The recent data breach potentially scammed millions of customer credit and debit card records, according to sources for the security Web site KrebsOnSecurity. This morning (December 19), Target issued a statement confirming the breach, saying it may have affected 40 million credit and debit cards used between November 27 and December 15, 2013: in other words, at the height of the holiday shopping season. It’s possible that nearly every Target location nationwide has been affected.

“Target’s first priority is preserving the trust of our guests and we have moved swiftly to address this issue, so guests can shop with confidence. We regret any inconvenience this may cause,” said Gregg Steinhafel, chairman, president and CEO of Target. “We take this matter very seriously and are working with law enforcement to bring those responsible to justice.”

 It’s not only likely to be a headache for consumers, who have enough to worry about during the holidays, but it’s a huge black mark against Target, as well. The company says it has alerted authorities and financial institutions to ensure that they are aware of the unauthorized access, and is putting all appropriate resources behind these efforts, including a third-party forensics firm to investigate the breach.

KrebsOnSecurity notes that there are no indications at this time that the breach affected customers who shopped on Target’s Web site; it seems to be confined to physical store locations.

“The type of data stolen — also known as ‘track data’ — allows crooks to create counterfeit cards by encoding the information onto any card with a magnetic stripe,” wrote Brian Krebs. “If the thieves also were able to intercept PIN data for debit transactions, they would theoretically be able to reproduce stolen debit cards and use them to withdraw cash from ATMs.”
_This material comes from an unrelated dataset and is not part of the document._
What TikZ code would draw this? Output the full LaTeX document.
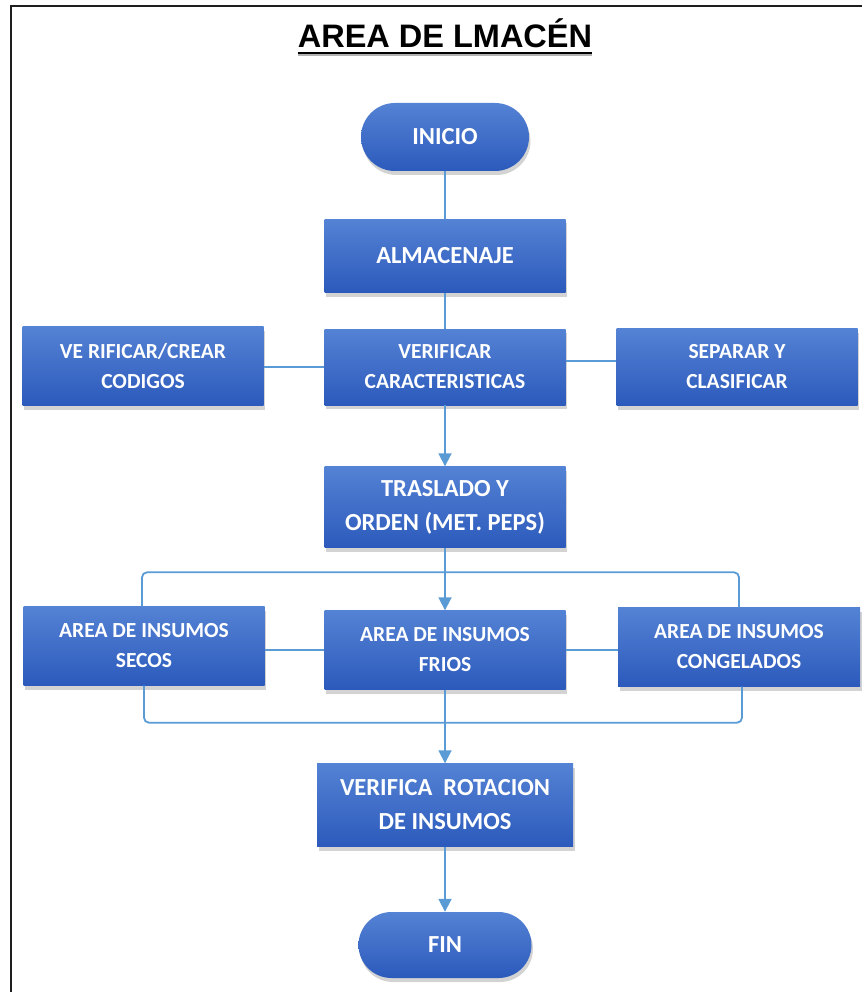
\documentclass[tikz,border=0pt]{standalone}
\usepackage{fontspec}
\setmainfont{Carlito}
\newfontfamily\titlefont{Liberation Sans}
\usetikzlibrary{arrows.meta,shadows}
\definecolor{boxtop}{RGB}{84,130,212}
\definecolor{boxbot}{RGB}{44,90,188}
\definecolor{link}{RGB}{91,155,213}
\definecolor{frame}{RGB}{30,30,30}

\begin{document}
\begin{tikzpicture}[x=1pt,y=-1pt,
  box/.style={rectangle, top color=boxtop, bottom color=boxbot, draw=none,
    text=white, font=\bfseries\fontsize{21.5}{30}\selectfont, align=center,
    inner sep=0pt, minimum width=241pt, minimum height=78pt,
    drop shadow={opacity=0.35, shadow xshift=1.5pt, shadow yshift=-4pt}},
  bigtext/.style={font=\bfseries\fontsize{24.5}{34}\selectfont},
  terminal/.style={box, bigtext, rounded corners=34pt, minimum height=68pt},
  link/.style={draw=link, line width=1.8pt},
  flow/.style={link, -{Triangle[width=13pt,length=13pt]}}
]
\useasboundingbox (0,0) rectangle (862,992);

% page frame (top and left edges)
\draw[frame, line width=2pt] (862,6.5) -- (10.5,6.5) -- (10.5,992);

% heading
\node[font=\titlefont\bfseries\fontsize{32.5}{38}\selectfont, inner sep=0pt, anchor=base]
  (title) at (445,48) {AREA DE LMACÉN};
\draw[gray!60, line width=1.5pt] ([yshift=-7pt]title.base west) -- ([yshift=-7pt]title.base east);
\draw[black, line width=2.2pt] ([yshift=-5pt]title.base west) -- ([yshift=-5pt]title.base east);

% process steps
\node[terminal, minimum width=168pt] (inicio) at (445,137) {INICIO};
\node[box, bigtext, minimum height=73pt] (alm) at (445,256) {ALMACENAJE};
\node[box, minimum height=79pt] (codigos) at (143,366) {VE RIFICAR/CREAR\\CODIGOS};
\node[box, minimum height=76pt] (caract) at (445,367) {VERIFICAR\\CARACTERISTICAS};
\node[box, minimum height=77pt] (separar) at (737,367) {SEPARAR Y\\CLASIFICAR};
\node[box, bigtext, minimum height=81pt] (traslado) at (445,507) {TRASLADO Y\\ORDEN (MET. PEPS)};
\node[box, minimum height=79pt] (secos) at (144,646) {AREA DE INSUMOS\\SECOS};
\node[box, minimum height=79pt] (frios) at (445,650) {AREA DE INSUMOS\\FRIOS};
\node[box, minimum height=79pt, minimum width=242pt] (cong) at (739,647) {AREA DE INSUMOS\\CONGELADOS};
\node[box, bigtext, minimum width=256pt, minimum height=83pt] (rot) at (445,805) {VERIFICA\ \ ROTACION\\DE INSUMOS};
\node[terminal, minimum width=173pt, minimum height=66pt, rounded corners=33pt] (fin) at (445,945) {FIN};

% connectors
\draw[link] (inicio) -- (alm);
\draw[link] (alm) -- (caract);
\draw[link] (caract.west) -- (caract.west -| codigos.east);
\draw[link] ([yshift=6pt]caract.east) -- ([yshift=6pt]caract.east -| separar.west);
\draw[flow] (caract) -- (traslado);
\draw[flow] (traslado) -- (frios);
\draw[link, rounded corners=5pt] ([xshift=-2pt]secos.north) -- ++(0,-34) -| (cong.north);
\draw[link, rounded corners=5pt] (secos.south) -- ++(0,37) -| ([xshift=3pt]cong.south);
\draw[link] (frios.west) -- (frios.west -| secos.east);
\draw[link] (frios.east) -- (frios.east -| cong.west);
\draw[flow] (frios) -- (rot);
\draw[flow] (rot) -- (fin);
\end{tikzpicture}
\end{document}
It’s interesting to note that without a California law requiring companies to notify cardholders of data breaches, we as a nation might never have heard of this breach. There is no single federal law that requires companies outside of the healthcare and financial services sector to notify customers when their private data may have been exposed, and companies were traditionally reluctant to do so. A landmark California law enacted in 2003 began requiring all companies experiencing a breach of customer information to inform those customers. As a result, companies have been forced to let customers know their information was exposed. To date, 46 states have followed California’s example and passed state regulations requiring notification of customers of potentially compromised private data.  Alabama, Kentucky, New Mexico, and South Dakota remain the only states in which companies are not required to notify customers that their data has been exposed.

As with other retailer data breaches in the past, Target will likely direct shoppers to replace credit and debit cards and will provide free credit monitoring services to prevent unauthorized use of the cards. Shoppers who suspect unauthorized activity on their cards are being encouraged to contact Target at 866-852-8680.